• Having a messed up sleeping pattern is not cute at all. Someone please tire my fingers out by typing and ask me questions so I can finally hit the sack. Or you can share anything, I don't mind checking it out.


  • @writtenbyviolet A story for you, to help pass time. One found, and shared with me by a friend. Hope you will enjoy. In this case, perhaps, a bedtime story.

    Two Grains of Sand

    alt text

    IT HAPPENED THAT a great and hot desert wind sprang up from the west. The very skies were blackened with sand. The face of the sun was hidden from the world. A young traveler was making his way over the desert, and he knew not where to go and which way to turn. The sandstorm was so strong he could not even see the ears of his horse.

    He thought, "My only hope is to go with the direction of the wind. If I stop, the poisonous wind will burn my lungs, and my body will be covered by sand. If I go in any other direction I will surely lose my way and die."

    So he covered his face with his headcloth and went with the direction of the wind. In time, his horse found a tower. "At last!" he thought, much relieved. "Here is shelter from the evil wind!" So he and his horse entered the cool, dark shelter of the tower.

    As he was brushing the sand from his eyes and hair, he heard a voice. It said, "Are you human, or are you Genie? Or are you an evil spirit of the wind?"

    The man, whose name was Ali, replied: "I am human, what are you?"

    Then, before his eyes there arose a young woman, and her glance pierced the heart of Ali. She said, "I also am human, but I am lost in this storm. I was blown by the wind, and I don't know where to go for fear of the poison-wind and the dread wind spirits flying in the sky."

    Ali said to the young woman, "Here we have shelter until the poison-wind dies down.

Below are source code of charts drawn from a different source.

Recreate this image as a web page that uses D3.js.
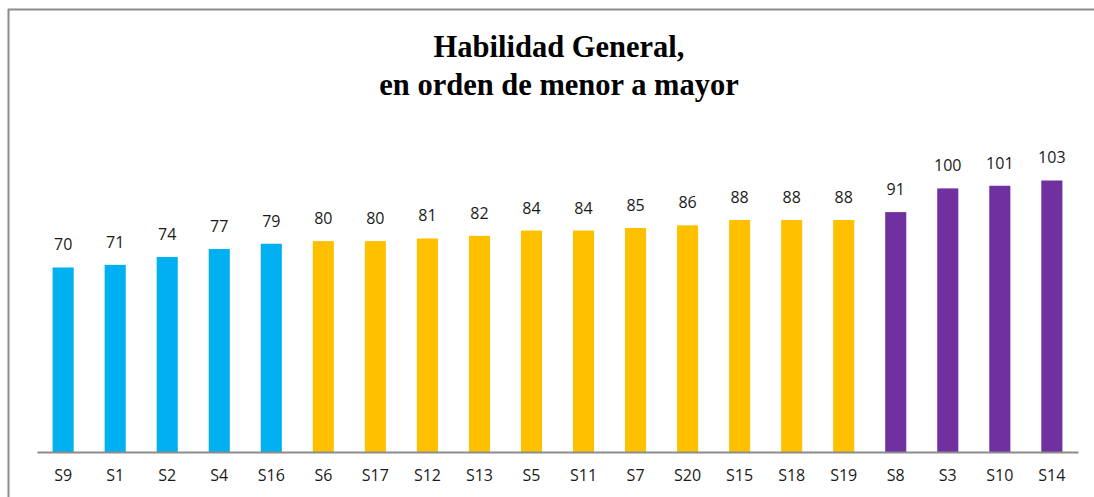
<!DOCTYPE html>
<html>
<head>
<meta charset="utf-8">
<script src="https://cdn.jsdelivr.net/npm/d3@7"></script>
<style>
  body { margin: 0; background: #fff; }
  .chart-title { font-family: "Liberation Serif", "Times New Roman", serif; font-weight: bold; font-size: 30.5px; fill: #000; }
  .val, .tick text { font-family: "Open Sans", sans-serif; font-size: 16px; fill: #1a1a1a; }
</style>
</head>
<body>
<div id="chart"></div>
<script>
var categories = ["S9", "S1", "S2", "S4", "S16", "S6", "S17", "S12", "S13", "S5",
                  "S11", "S7", "S20", "S15", "S18", "S19", "S8", "S3", "S10", "S14"];
var values = [70, 71, 74, 77, 79, 80, 80, 81, 82, 84, 84, 85, 86, 88, 88, 88, 91, 100, 101, 103];
var groups = ["low", "low", "low", "low", "low", "mid", "mid", "mid", "mid", "mid",
              "mid", "mid", "mid", "mid", "mid", "mid", "high", "high", "high", "high"];
var titleLines = ["Habilidad General,", "en orden de menor a mayor"];

var width = 1094,
    height = 497,
    margin = { left: 37, right: 16, top: 10, bottom: 45 },
    color = d3.scaleOrdinal().domain(["low", "mid", "high"]).range(["#00B0F0", "#FFC000", "#7030A0"]);

var svg = d3.select("#chart").append("svg")
    .attr("width", width)
    .attr("height", height);

// frame (only top and left visible)
svg.append("line").attr("x1", 8).attr("x2", width).attr("y1", 9.5).attr("y2", 9.5)
    .attr("stroke", "#8c8c8c").attr("stroke-width", 2);
svg.append("line").attr("x1", 8.5).attr("x2", 8.5).attr("y1", 9).attr("y2", height)
    .attr("stroke", "#8c8c8c").attr("stroke-width", 2);

var title = svg.append("text")
    .attr("class", "chart-title")
    .attr("text-anchor", "middle");
title.selectAll("tspan").data(titleLines).enter().append("tspan")
    .attr("x", 559)
    .attr("y", function(d, i) { return 57 + i * 38; })
    .text(function(d) { return d; });

var x = d3.scaleBand()
    .domain(categories)
    .range([margin.left, width - margin.right])
    .paddingInner(0.595)
    .paddingOuter(0.3);

var y = d3.scaleLinear()
    .domain([0, 103])
    .range([452, 452 - 103 * 2.636]);

var data = categories.map(function(c, i) { return { name: c, value: values[i], group: groups[i] }; });

var g = svg.append("g");

g.selectAll(".bar").data(data).enter().append("rect")
    .attr("class", "bar")
    .attr("x", function(d) { return x(d.name); })
    .attr("width", x.bandwidth())
    .attr("y", function(d) { return y(d.value); })
    .attr("height", function(d) { return y(0) - y(d.value); })
    .attr("fill", function(d) { return color(d.group); });

g.selectAll(".val").data(data).enter().append("text")
    .attr("class", "val")
    .attr("text-anchor", "middle")
    .attr("x", function(d) { return x(d.name) + x.bandwidth() / 2; })
    .attr("y", function(d) { return y(d.value) - 17; })
    .text(function(d) { return d.value; });

var axis = svg.append("g")
    .attr("transform", "translate(0," + y(0) + ")")
    .call(d3.axisBottom(x).tickSize(0).tickPadding(21));
axis.select(".domain").attr("stroke", "#8c8c8c").attr("stroke-width", 2);
axis.selectAll(".tick text").attr("dy", "0.5em");
</script>
</body>
</html>
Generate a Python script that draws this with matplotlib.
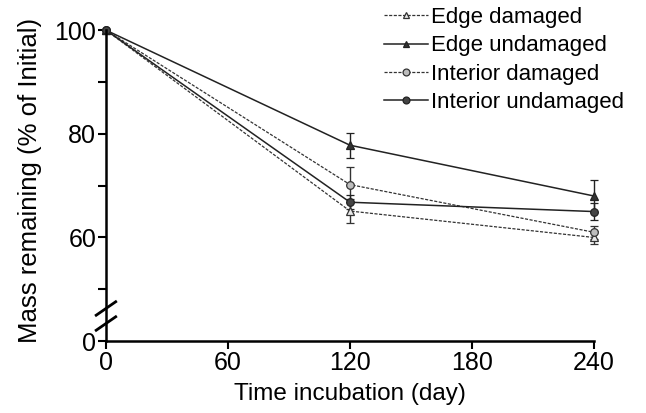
import matplotlib
matplotlib.use("Agg")
import matplotlib.pyplot as plt

plt.rcParams['font.family'] = ['Liberation Sans', 'DejaVu Sans']

days = [0, 120, 240]
edge_damaged = [100, 65.1, 60.0]
edge_damaged_err = [0, 2.3, 1.3]
edge_undamaged = [100, 77.8, 68.0]
edge_undamaged_err = [0, 2.4, 3.0]
interior_damaged = [100, 70.2, 61.0]
interior_damaged_err = [0, 3.4, 1.2]
interior_undamaged = [100, 66.8, 65.0]
interior_undamaged_err = [0, 1.4, 1.6]

xticks = [0, 60, 120, 180, 240]
yticks = [40, 60, 80, 100]
ytick_labels = ["0", "60", "80", "100"]
yminor = [50, 70, 90]

fig = plt.figure(figsize=(6.46, 4.13), dpi=100)
ax = fig.add_axes([0.164, 0.174, 0.7555, 0.753])

common = dict(capsize=3, elinewidth=1.0, capthick=1.0, markersize=5.5,
              markeredgewidth=0.9, clip_on=False)
c1 = ax.errorbar(days, edge_damaged, yerr=edge_damaged_err, color='#333333',
            ls=(0, (2.5, 1.2)), lw=0.9, marker='^', mfc='#e8e8e8', mec='#333333',
            ecolor='#333333', label='Edge damaged', **common)
c2 = ax.errorbar(days, edge_undamaged, yerr=edge_undamaged_err, color='#222222',
            ls='-', lw=1.1, marker='^', mfc='#333333', mec='#222222',
            ecolor='#222222', label='Edge undamaged', **common)
c3 = ax.errorbar(days, interior_damaged, yerr=interior_damaged_err, color='#333333',
            ls=(0, (2.5, 1.2)), lw=0.9, marker='o', mfc='#bdbdbd', mec='#333333',
            ecolor='#333333', label='Interior damaged', **common)
c4 = ax.errorbar(days, interior_undamaged, yerr=interior_undamaged_err, color='#222222',
            ls='-', lw=1.1, marker='o', mfc='#444444', mec='#222222',
            ecolor='#222222', label='Interior undamaged', **common)

ax.set_xlim(0, 240)
ax.set_ylim(40, 100)
ax.set_xticks(xticks)
ax.set_yticks(yticks)
ax.set_yticklabels(ytick_labels)
ax.set_yticks(yminor, minor=True)
for s in ['top', 'right']:
    ax.spines[s].set_visible(False)
for s in ['left', 'bottom']:
    ax.spines[s].set_linewidth(1.8)
ax.tick_params(which='both', direction='out', width=1.5, labelsize=18, pad=1)
ax.tick_params(which='major', length=6)
ax.tick_params(which='minor', length=6)

# axis break marks
for yb in [46.3, 43.4]:
    ax.plot([-4.8, 4.8], [yb - 1.3, yb + 1.3], color='black', lw=2.0,
            clip_on=False)

ax.set_xlabel('Time incubation (day)', fontsize=17.5, labelpad=6)
ax.set_ylabel('Mass remaining (% of Initial)', fontsize=18.5)
ax.yaxis.set_label_coords(-0.13, 0.518)

handles = [c[0] for c in (c1, c2, c3, c4)]
labels = ['Edge damaged', 'Edge undamaged', 'Interior damaged', 'Interior undamaged']
leg = ax.legend(handles, labels, loc='upper left', bbox_to_anchor=(0.547, 1.11),
                frameon=False, fontsize=16, handlelength=2.0, handletextpad=0.1,
                labelspacing=0.33, borderpad=0, markerscale=0.9)

fig.savefig('out.png', dpi=100)
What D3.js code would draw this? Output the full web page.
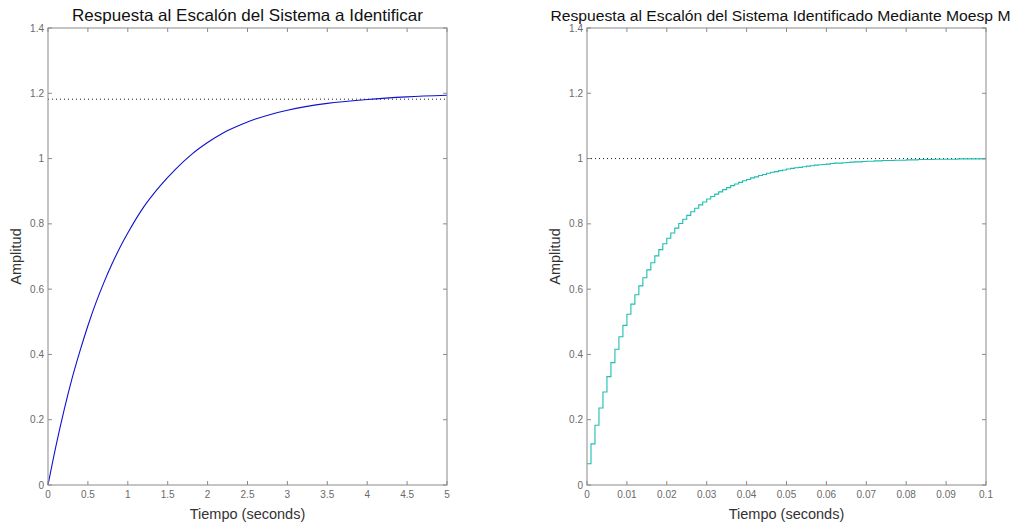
<!DOCTYPE html>
<html><head><meta charset="utf-8">
<script src="https://cdn.jsdelivr.net/npm/d3@7"></script>
<style>body{margin:0;background:#fff}svg{display:block}</style>
</head><body>
<svg id="c" width="1029" height="524"></svg>
<script>
// Left plot: continuous step response of the system to identify
const leftTitle = "Respuesta al Escalón del Sistema a Identificar";
const leftTime = [0,0.1,0.2,0.3,0.4,0.5,0.6,0.7,0.8,0.9,1.0,1.2,1.4,1.6,1.8,2.0,2.2,2.4,2.6,2.8,3.0,3.5,4.0,4.5,5.0];
const leftResp = [0,0.120,0.228,0.325,0.410,0.488,0.558,0.620,0.676,0.727,0.772,0.852,0.915,0.968,1.013,1.049,1.079,1.102,1.121,1.136,1.148,1.169,1.181,1.189,1.194];
const leftFinal = 1.182;
const leftXTicks = [0,0.5,1,1.5,2,2.5,3,3.5,4,4.5,5];
const leftXTickLabels = ["0","0.5","1","1.5","2","2.5","3","3.5","4","4.5","5"];

// Right plot: discrete step response of the identified system (Moesp)
const rightTitle = "Respuesta al Escalón del Sistema Identificado Mediante Moesp M";
const rightSampleTime = 0.001;
const rightResp = [0.065,0.126,0.183,0.236,0.285,0.332,0.375,0.416,0.454,0.489,
0.523,0.554,0.583,0.610,0.635,0.659,0.681,0.702,0.721,0.739,
0.756,0.772,0.787,0.801,0.814,0.826,0.837,0.848,0.858,0.867,
0.876,0.884,0.891,0.898,0.905,0.911,0.917,0.922,0.927,0.932,
0.936,0.941,0.944,0.948,0.951,0.955,0.958,0.960,0.963,0.965,
0.968,0.970,0.972,0.973,0.975,0.977,0.978,0.980,0.981,0.982,
0.983,0.985,0.986,0.986,0.987,0.988,0.989,0.990,0.990,0.991,
0.992,0.992,0.993,0.993,0.994,0.994,0.994,0.995,0.995,0.995,
0.996,0.996,0.996,0.997,0.997,0.997,0.997,0.998,0.998,0.998,
0.998,0.998,0.998,0.999,0.999,0.999,0.999,0.999,0.999,0.999,0.999];
const rightFinal = 1.0;
const rightXTicks = [0,0.01,0.02,0.03,0.04,0.05,0.06,0.07,0.08,0.09,0.1];
const rightXTickLabels = ["0","0.01","0.02","0.03","0.04","0.05","0.06","0.07","0.08","0.09","0.1"];

const yTicks = [0,0.2,0.4,0.6,0.8,1,1.2,1.4];
const yTickLabels = ["0","0.2","0.4","0.6","0.8","1","1.2","1.4"];
const xLabel = "Tiempo (seconds)";
const yLabel = "Amplitud";

const svg = d3.select("#c");
const font = "Liberation Sans, Arial, sans-serif";

function panel(o){
  const g = svg.append("g");
  const x = d3.scaleLinear().domain(o.xDomain).range([o.left, o.right]);
  const y = d3.scaleLinear().domain([0,1.4]).range([o.bottom, o.top]);
  const axisColor = "#8a8a8a";
  const tl = 4;
  const line = d3.line().x(d=>x(d[0])).y(d=>y(d[1])).curve(o.curve);
  g.append("line").attr("x1",x(o.xDomain[0])).attr("x2",x(o.xDomain[1]))
    .attr("y1",y(o.final)).attr("y2",y(o.final))
    .attr("stroke","#222").attr("stroke-width",1).attr("stroke-dasharray","1,3");
  g.append("path").datum(o.pts).attr("d",line).attr("fill","none")
    .attr("stroke",o.color).attr("stroke-width",1.1);
  g.append("rect").attr("x",o.left).attr("y",o.top).attr("width",o.right-o.left).attr("height",o.bottom-o.top)
    .attr("fill","none").attr("stroke",axisColor).attr("stroke-width",1);
  o.xTicks.forEach((t,i)=>{
    const px = x(t);
    g.append("line").attr("x1",px).attr("x2",px).attr("y1",o.bottom).attr("y2",o.bottom-tl).attr("stroke",axisColor);
    g.append("line").attr("x1",px).attr("x2",px).attr("y1",o.top).attr("y2",o.top+tl).attr("stroke",axisColor);
    g.append("text").attr("x",px).attr("y",o.bottom+13).attr("text-anchor","middle")
      .attr("font-family",font).attr("font-size",10).attr("fill","#6a6a6a").text(o.xTickLabels[i]);
  });
  yTicks.forEach((t,i)=>{
    const py = y(t);
    g.append("line").attr("x1",o.left).attr("x2",o.left+tl).attr("y1",py).attr("y2",py).attr("stroke",axisColor);
    g.append("line").attr("x1",o.right).attr("x2",o.right-tl).attr("y1",py).attr("y2",py).attr("stroke",axisColor);
    g.append("text").attr("x",o.left-4).attr("y",py+3.5).attr("text-anchor","end")
      .attr("font-family",font).attr("font-size",10).attr("fill","#6a6a6a").text(yTickLabels[i]);
  });
  g.append("text").attr("x",(o.left+o.right)/2 + o.titleDx).attr("y",21).attr("text-anchor","middle")
    .attr("font-family",font).attr("font-size",o.titleSize).attr("fill","#111")
    .attr("textLength",o.titleW).attr("lengthAdjust","spacingAndGlyphs").text(o.title);
  g.append("text").attr("x",(o.left+o.right)/2).attr("y",519).attr("text-anchor","middle")
    .attr("font-family",font).attr("font-size",14.5).attr("fill","#333").text(xLabel);
  g.append("text").attr("transform",`translate(${o.left-27},${(o.top+o.bottom)/2}) rotate(-90)`)
    .attr("text-anchor","middle").attr("font-family",font).attr("font-size",14.5).attr("fill","#333").text(yLabel);
}

panel({left:48,right:447,top:28,bottom:485,xDomain:[0,5],
  pts:leftTime.map((t,i)=>[t,leftResp[i]]),curve:d3.curveMonotoneX,color:"#1010d0",
  final:leftFinal,xTicks:leftXTicks,xTickLabels:leftXTickLabels,title:leftTitle,titleW:351,titleDx:0,titleSize:16.5});
panel({left:587,right:986,top:28,bottom:485,xDomain:[0,0.1],
  pts:rightResp.map((v,i)=>[i*rightSampleTime,v]),curve:d3.curveStepAfter,color:"#1cbfb0",
  final:rightFinal,xTicks:rightXTicks,xTickLabels:rightXTickLabels,title:rightTitle,titleW:460,titleDx:-6,titleSize:15.5});
</script>
</body></html>
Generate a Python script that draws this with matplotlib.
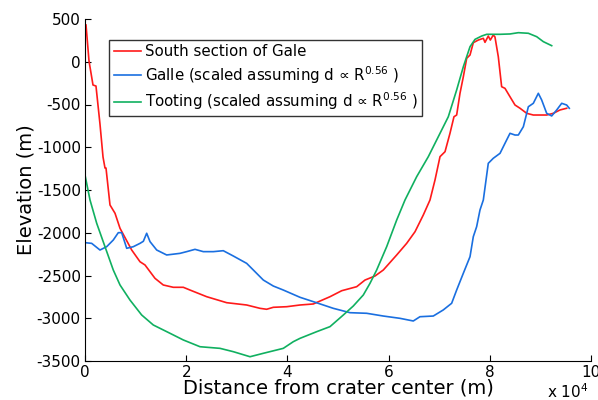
import matplotlib
matplotlib.use("Agg")
import matplotlib.pyplot as plt
from matplotlib.ticker import FuncFormatter, MultipleLocator

plt.rcParams['font.family'] = ['DejaVu Sans']
plt.rcParams['mathtext.fontset'] = 'dejavusans'

# South section of Gale (red)
red_x = [200, 790, 1580, 2170, 2960, 3560, 3950, 4150, 4940, 5930, 6920, 9230, 10870, 11860,
         13830, 15470, 17450, 19430, 20750, 24050, 28000, 31950, 34580, 35900, 37210, 39860,
         42490, 45120, 48420, 50730, 53690, 55340, 57310, 58950, 61600, 63570, 65220, 66860,
         68180, 69170, 70160, 71150, 72130, 72920, 73450, 74110, 74770, 75430, 76090, 76740,
         77730, 78720, 79050, 79700, 80100, 80690, 81020, 81680, 82340, 83000, 83990, 84980,
         85970, 87290, 88600, 91240, 92560, 93870, 95190]
red_y = [430, 9, -272, -284, -728, -1114, -1243, -1243, -1675, -1772, -1948, -2202, -2339, -2377,
         -2533, -2611, -2638, -2638, -2670, -2748, -2818, -2845, -2884, -2895, -2872, -2865,
         -2845, -2833, -2748, -2678, -2631, -2553, -2506, -2436, -2260, -2124, -1988, -1792,
         -1617, -1383, -1110, -1052, -837, -643, -623, -369, -175, 40, 79, 223,
         254, 274, 227, 301, 254, 313, 290, 59, -292, -311, -409, -506,
         -544, -603, -623, -623, -603, -564, -544]

# Galle (blue)
blue_x = [0, 1320, 2960, 4280, 5590, 6580, 7250, 8240, 9550, 10870, 11530, 12190, 12850, 14170,
          16140, 18770, 20090, 21740, 23380, 25360, 27330, 29310, 31950, 33270, 35240, 37210,
          39190, 42490, 45120, 49070, 52370, 55670, 58950, 62250, 64880, 66200, 68830, 70800,
          72460, 73450, 74760, 76090, 76740, 77400, 78060, 78720, 79700, 80690, 82020, 83000,
          83990, 84980, 85640, 86630, 87620, 88600, 89590, 90250, 91240, 92230, 93220, 94210,
          95190, 95710]
blue_y = [-2116, -2124, -2202, -2163, -2085, -1999, -1999, -2182, -2163, -2124, -2100, -2006, -2104, -2202,
          -2260, -2241, -2221, -2194, -2221, -2221, -2210, -2272, -2358, -2436, -2553, -2623,
          -2670, -2755, -2806, -2884, -2935, -2942, -2974, -3001, -3032, -2982, -2974, -2903,
          -2825, -2670, -2475, -2280, -2046, -1929, -1734, -1617, -1188, -1129, -1071, -954,
          -837, -857, -857, -760, -526, -486, -369, -447, -603, -634, -564, -486,
          -506, -544]

# Tooting (green)
green_x = [0, 990, 2310, 3950, 5590, 6920, 8890, 11200, 13500, 16800, 19430, 22730, 26680, 29310,
           32610, 35240, 39190, 41170, 42490, 45790, 48420, 51050, 53020, 55000, 56320, 57640,
           59620, 61600, 63240, 65550, 67850, 70160, 71800, 73450, 74770, 76090, 77080, 78400,
           79390, 82020, 84000, 85640, 87620, 89270, 90580, 92230]
green_y = [-1325, -1617, -1889, -2163, -2436, -2611, -2787, -2962, -3079, -3176, -3254, -3333, -3352, -3391,
           -3450, -3410, -3352, -3274, -3235, -3157, -3098, -2962, -2857, -2728, -2592, -2436,
           -2163, -1851, -1617, -1344, -1110, -837, -643, -330, -58, 176, 262, 301,
           321, 321, 325, 340, 333, 293, 235, 188]

labels = ['South section of Gale',
          'Galle (scaled assuming d \u221d R$^{0.56}$ )',
          'Tooting (scaled assuming d \u221d R$^{0.56}$ )']

fig = plt.figure(figsize=(5.98, 4.0), dpi=100)
ax = fig.add_axes([85/598, 1 - 361/400, (591 - 85)/598, (361 - 19)/400])

ax.plot(red_x, red_y, color='#ff1a1a', lw=1.2, label=labels[0])
ax.plot(blue_x, blue_y, color='#1a6fe0', lw=1.2, label=labels[1])
ax.plot(green_x, green_y, color='#10b060', lw=1.2, label=labels[2])

ax.set_xlim(0, 100000)
ax.set_ylim(-3500, 500)
ax.xaxis.set_major_locator(MultipleLocator(20000))
ax.yaxis.set_major_locator(MultipleLocator(500))
ax.xaxis.set_major_formatter(FuncFormatter(lambda v, p: '%g' % (v / 1e4)))
ax.yaxis.set_major_formatter(FuncFormatter(lambda v, p: '%d' % v))
ax.tick_params(direction='in', length=4, width=0.8, labelsize=11, top=False, right=False, pad=3)
for s in ['top', 'right']:
    ax.spines[s].set_visible(False)
for s in ['left', 'bottom']:
    ax.spines[s].set_linewidth(0.8)

ax.set_xlabel('Distance from crater center (m)', fontsize=14, labelpad=-1)
ax.set_ylabel('Elevation (m)', fontsize=14, labelpad=1)
fig.text(568/598, 1 - 392/400, r'x 10$^4$', fontsize=11, ha='center', va='center')

leg = ax.legend(loc='upper left', bbox_to_anchor=((109 - 85)/506, 1 - (40 - 19)/342),
                fontsize=10.8, frameon=True, fancybox=False, edgecolor='black',
                handlelength=1.8, handletextpad=0.3, borderpad=0.3, labelspacing=0.3,
                borderaxespad=0)
leg.get_frame().set_linewidth(1.0)

fig.savefig('out.png', dpi=100)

But tell me, what is your name?"

    The young woman answered, "As to my name, I shall tell you nothing concerning it. As for you, I must not talk or have conversation with you, since I am a maiden and you are a man."

    Ali greatly desired to learn the girl's name and to talk with her. He led her to the door of the tower and pointed to the howling clouds. He said, "The whole of the air is full of sand, and there is no space in which there is not a particle of sand!"

    The maiden said, "Yes, it is indeed so."

    Then Ali asked, "Does one grain of sand fear another grain of sand and avoid contact with it? Rather, the grains of sand have no fear from one another as they are blown about by the wind. You and I are but grains of sand blown together by the wind. We cannot fear one another nor can we avoid one another, for this is our fate."

    The young woman saw that Ali spoke the truth. She said, "My name is Salma, and I am daughter to Hussein."

    Ali and Salma spent the day in wholehearted conversation, while the storm blew with the greatest of furies. The hours passed by quickly, and it came about that Salma fell in love. They fell asleep, and when Ali awoke, the world was dark and Salma was gone. He rushed to the door of the tower, and saw that the wind was still and that the storm had passed. When he tried to follow Salma's tracks in the sand, they were soon lost under fresh-blown sand.

    Ali grieved, though he was not willing to weep. He worried, "She is a daughter of the Arabs, but the Arabs are as numerous as the grains of sand in the desert. Where, then, shall I find Salma, daughter of Hussein, amongst these millions? She did not tell me where she lived. Two grains of sand may come together in a storm, but now they are parted. What shall bring them back together?"

    Ali wandered throughout the land, questing and searching for the young woman Salma. Such was his grief at her loss, that he did not even stop to comb his hair or cut his beard. He asked in every town and village, "Does Hussein live here and has he a daughter Salma?" Yet none answered him and his men thought him mad, for they thought, "There are hundreds upon hundreds of men named Hussein and hundreds upon hundreds of maidens named Salma. What can we know concerning the maiden he seeks?"

    Ali wandered from town to town and from tribe to tribe. He could do no work nor engage in any occupation, since he could think only of his lost love.

    One day, as he wandered thin and weary, on his horse which had also become lean and hungry, the rain came to the world, and a river rose and burst over its banks. Ali and his horse came near to drowning in the floods. Seeing a mound in the distance, he swam and plunged through the mud with his horse until he reached it. He fell forward with his lungs near filled with water and his stomach faint from lack of food. He was near to death by the mound, but a young woman plunged into the water and saved him and his horse. Imagine Ali's amazement to realize that the maiden who had saved him was none other than Salma!

    She looked into Ali's face. She smiled and said, "When two grains of sand are blown together by the wind, the wind will blow them apart. But when two grains of sand find one another again, they stay together forever after, nor do they ever part."


  • hi are you there?


  • @triedmanyname greetings stranger! and yep, i'm here.